In the Vilna ghetto young Jewish writers, including the Hebrew poet Abba Kovner and the Yiddish writer Avrom Sutzkever, played a central role in organizing a movement of armed resistance. Later they fled to the forests, where they fought on as partisans. In one poem, Sutzkever imagines the partisans melting the lead printing plates of the Talmud to forge their bullets. In another, one of my own favorites, he describes a young woman named Mira who continues to teach Yiddish literature to her students as the ghetto falls around them.
Immediately after the war, Jews in the displaced persons camps of Europe published firsthand Yiddish accounts. When they couldn’t find Hebrew type, as was often the case, they settled for what was at hand, transliterating their Yiddish memoirs and setting them in German or Polish fonts. Although the survivors eventually rebuilt their shattered lives, Yiddish writers continued for years to wrestle with the political and existential implications of the Nazis’ crimes. Among the most moving volumes we found were yizkor bikher (memorial books), massive compendia in which émigrés and survivors reconstructed their vanished hometowns through prose, photos, personal recollections, hand-drawn maps, and endless lists of names of those who died.

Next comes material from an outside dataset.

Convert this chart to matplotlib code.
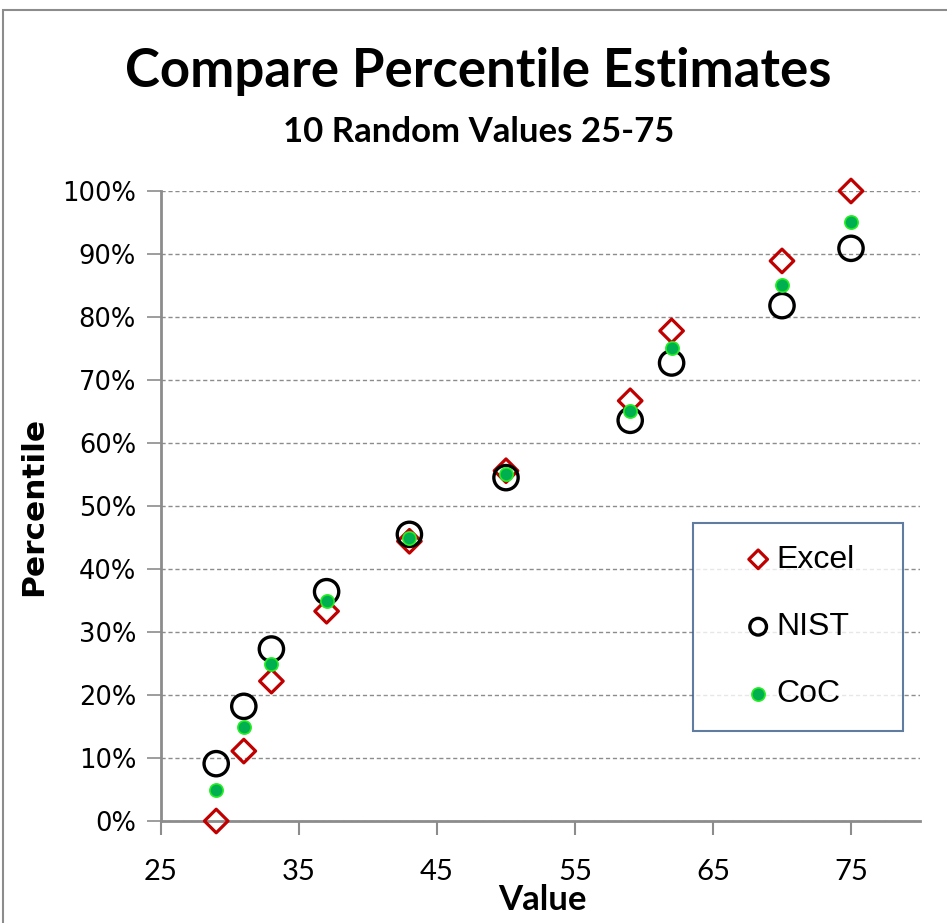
import matplotlib
matplotlib.use("Agg")
import matplotlib.pyplot as plt
from matplotlib.patches import Rectangle
from matplotlib.ticker import FuncFormatter, MultipleLocator

# Sorted sample of ten random values between 25 and 75
values = [29, 31, 33, 37, 43, 50, 59, 62, 70, 75]
# Percentile estimates (fractions) for each method
excel = [0.0, 0.111, 0.222, 0.333, 0.444, 0.556, 0.667, 0.778, 0.889, 1.0]
nist = [0.091, 0.182, 0.273, 0.364, 0.455, 0.545, 0.636, 0.727, 0.818, 0.909]
coc = [0.05, 0.15, 0.25, 0.35, 0.45, 0.55, 0.65, 0.75, 0.85, 0.95]

x_ticks = [25, 35, 45, 55, 65, 75]

calib = ["Lato", "DejaVu Sans"]
arial = ["Liberation Sans", "DejaVu Sans"]

W, H = 947, 923
fig = plt.figure(figsize=(W / 100, H / 100), dpi=100)
fig.patch.set_facecolor("white")

# outer chart border
fig.add_artist(Rectangle((3 / W, -0.05), 1.2, (H - 10) / H + 0.05,
                         transform=fig.transFigure, fill=False,
                         edgecolor="#8c8c8c", linewidth=1.5))

ax = fig.add_axes([161 / W, (H - 821) / H, 759 / W, 630 / H])

ax.scatter(values, excel, marker="D", s=12 ** 2, facecolors="none",
           edgecolors="#C00000", linewidths=2.3, label="Excel", zorder=3,
           clip_on=False)
ax.scatter(values, nist, marker="o", s=17.5 ** 2, facecolors="none",
           edgecolors="black", linewidths=2.4, label="NIST", zorder=3,
           clip_on=False)
ax.scatter(values, coc, marker="o", s=9.5 ** 2, facecolors="#00B050",
           edgecolors="#22EE22", linewidths=1.2, label="CoC", zorder=4,
           clip_on=False)

ax.set_xlim(25, 80)
ax.set_ylim(0, 1.0)
ax.set_xticks(x_ticks)
ax.yaxis.set_major_locator(MultipleLocator(0.1))
ax.yaxis.set_major_formatter(FuncFormatter(lambda v, p: f"{v * 100:.0f}%"))

ax.grid(axis="y", linestyle=(0, (3, 2)), color="#8c8c8c", linewidth=1.0)
ax.set_axisbelow(True)

for side in ("top", "right"):
    ax.spines[side].set_visible(False)
for side in ("left", "bottom"):
    ax.spines[side].set_color("#8c8c8c")
    ax.spines[side].set_linewidth(2.0)

ax.tick_params(axis="x", direction="out", length=10, width=1.5,
               color="#8c8c8c", pad=17, labelsize=21)
ax.tick_params(axis="y", direction="out", length=10, width=1.2,
               color="#8c8c8c", pad=8, labelsize=18.5)
for lbl in ax.get_xticklabels():
    lbl.set_family(calib)
for lbl in ax.get_yticklabels():
    lbl.set_family("DejaVu Sans")

ax.set_xlabel("Value", family=calib, fontsize=25, fontweight="bold")
ax.xaxis.set_label_coords(0.502, (821 - 910) / 630)
ax.xaxis.label.set_verticalalignment("baseline")
ax.set_ylabel("Percentile", family="DejaVu Sans", fontsize=22.5,
              fontweight="bold", labelpad=10)

fig.text(0.505, 1 - 87 / H, "Compare Percentile Estimates", ha="center",
         va="baseline", family=calib, fontsize=38, fontweight="bold")
fig.text(0.505, 1 - 142 / H, "10 Random Values 25-75", ha="center",
         va="baseline", family=calib, fontsize=25, fontweight="bold")

# legend box spans x 693-903, y 523-730 in pixel terms
fs = 23
leg = ax.legend(loc="upper left",
                bbox_to_anchor=((693 - 161) / 759, (821 - 523) / 630 - 1.0,
                                210 / 759, 1.0),
                mode="expand", frameon=True, fancybox=False,
                prop={"family": arial, "size": fs},
                borderpad=0.68, borderaxespad=0.0,
                handlelength=2.72, handletextpad=-0.78,
                labelspacing=1.17, scatterpoints=1)
leg.get_frame().set_edgecolor("#385D8A")
leg.get_frame().set_linewidth(1.5)
leg.set_zorder(5)
leg_sizes = [9.5 ** 2, 12 ** 2, 9.5 ** 2]
leg_lw = [2.3, 2.4, 1.2]
for h, s, lw in zip(leg.legend_handles, leg_sizes, leg_lw):
    h.set_sizes([s])
    h.set_linewidths([lw])

fig.savefig("out.png", dpi=100, facecolor="white")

Of course, even without the depredations of the Holocaust it’s not clear that Yiddish would have prevailed as the spoken language of the majority of Jews. In interwar Poland, Yiddish was already losing ground against Polish as younger Jews acculturated. In Palestine and later in the State of Israel, Zionist ideology predicated itself on “negation of the galut,” rejection of the diaspora, leaving little room for Yiddish, a language redolent of Jewish marginality. In America, a land of unprecedented freedom and opportunity, Jews found tolerance for religious differences but not for differences of language or culture. Although a handful of writers continue even today to publish in Yiddish, for the most part they are very old, and their remaining readers are few and far between. With one or two exceptions, there has never been a significant Yiddish writer born in America. Like it or not, Yiddish literature is finite, bound to a specific time and place.
But precisely because Yiddish literature is finite, it is enormously important, a link between one epoch of Jewish history and the next. Its world’s having been ferociously attacked and almost destroyed only serves to underscore its significance. The books we collect are the immediate intellectual antecedent of most contemporary Jews, able to tell us who we are and where we came from. Especially now, after the unspeakable horrors of the twentieth century, Yiddish literature endures as our last, best bridge across the abyss.